Auch unter Gotthold Ephraim Lessings „Sinngedichten“ findet sich ein Ein-Vers-Gedicht:
Grabspruch auf einen Gehängten
Hier ruht er, wenn der Wind nicht weht!
Wobei sich, wie bei allen Kurz- und Kürzestgedichten, sicher gleich die Frage nach der Überschrift stellt. Kann ein Ein-Vers-Gedicht überhaupt eine Überschrift haben?! Kommt darauf an – auf das nämlich, was drinsteht. „Grabspruch“ zum Beispiel geht in Ordnung, das ist ja nur eine Art Gattungsbezeichnung; Der „Gehängte“ ist da sicherlich viel bedenklicher, weil ohne seine Erwähnung der eigentliche Vers nicht viel Sinn macht! Ich lasse die Frage einfach mal offen und werfe einen Blick auf den eigentlichen Vers. Der weist ja doch einiges an sprachlicher Gestaltung auf:
x X / x || X / x X / x X
Metrisch gesehen ein vierhebiger Iambus, der durch einen Einschnitt angenehm geteilt wird in einen kürzeren vorderen (x X x) und einen längeren hinteren Teil (X x X x X); beide symmetrisch gebaut.
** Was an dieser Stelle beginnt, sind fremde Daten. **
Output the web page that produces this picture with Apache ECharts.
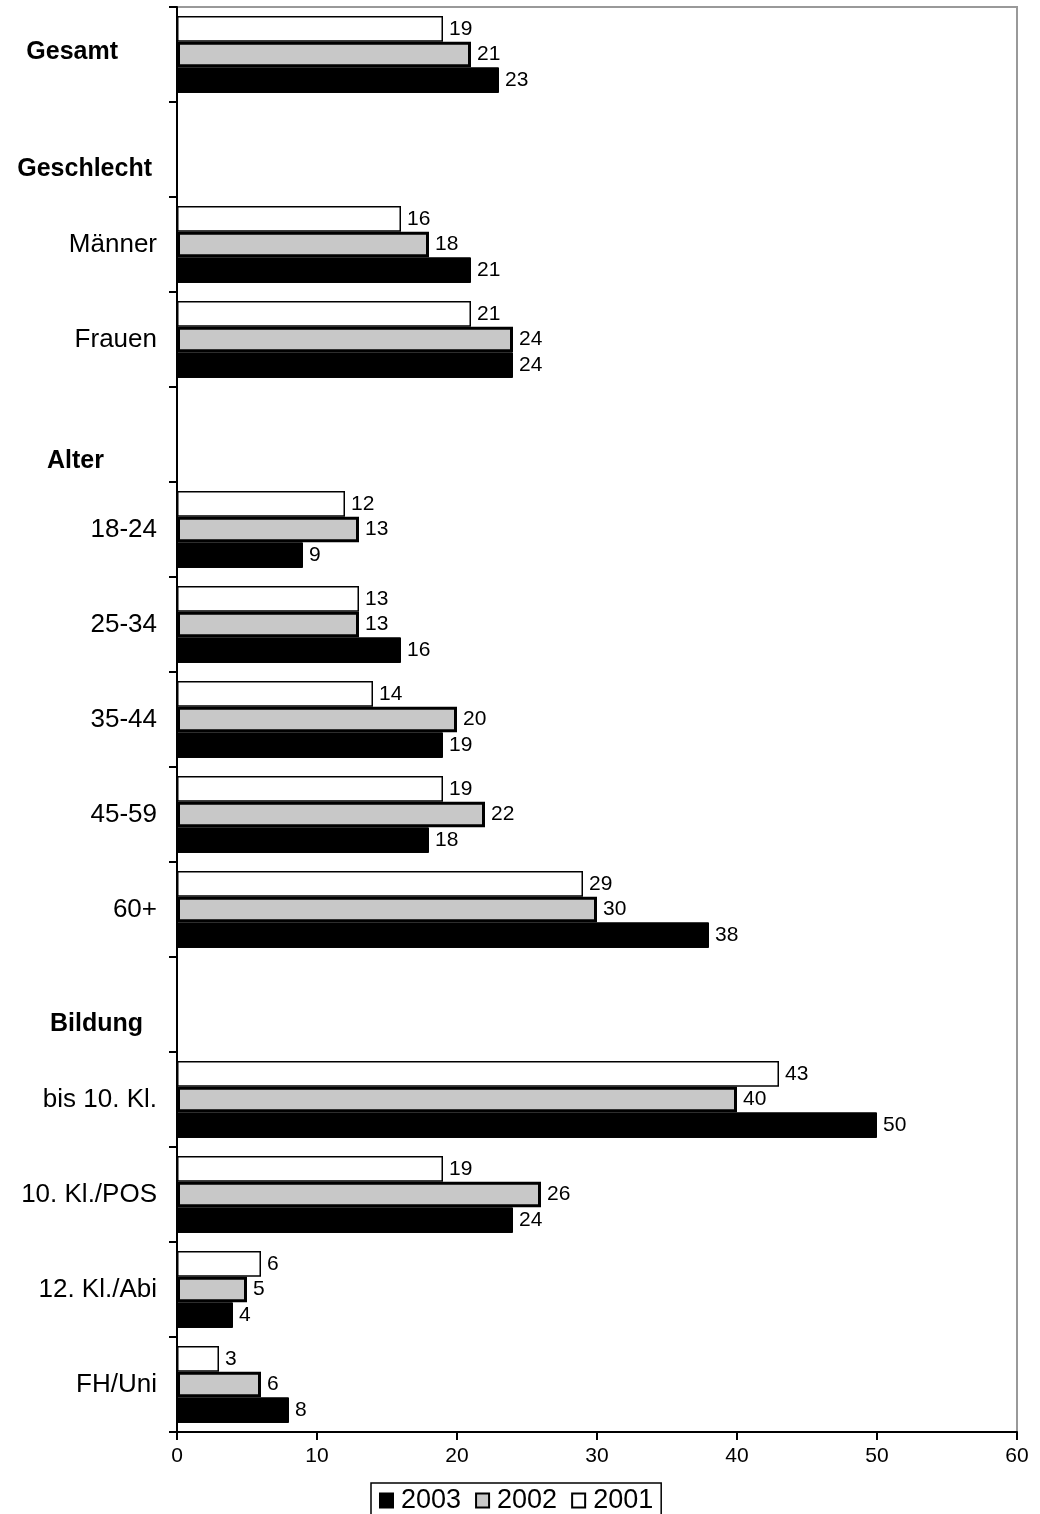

Diese beiden Teile sind dann wiederum in sich ansprechend gestaltet: Das „ruht“ bildet den Mittelpunkt des ersten Teils, der entgegengesetzte „Wind“ den Mittelpunkt des zweiten Teils, der zudem bei den drei betonten Silben noch ein Alliteration zu bieten hat: we, Wi, we.
Ist das viel, ist das wenig an sprachlicher Gestaltung? Bezogen auf die Länge des Textes: Einiges, scheint mir. Wobei das dann auch so eine Frage ist – sind die sprachlichen Erscheinungen, die in einem sehr kurzen Text spürbar werden, dieselben, die auch in einem längeren Text wirken? Oder muss man anderes bewerten, gar dasselbe anders werten?! Diese Ein-Vers-Gedichte sind halt ein Grenzbereich, und da verschwimmt vieles. Was dagegen sehr klar ist: Hier ist Lessing ein wirklich gutes „Sinngedicht“ gelungen!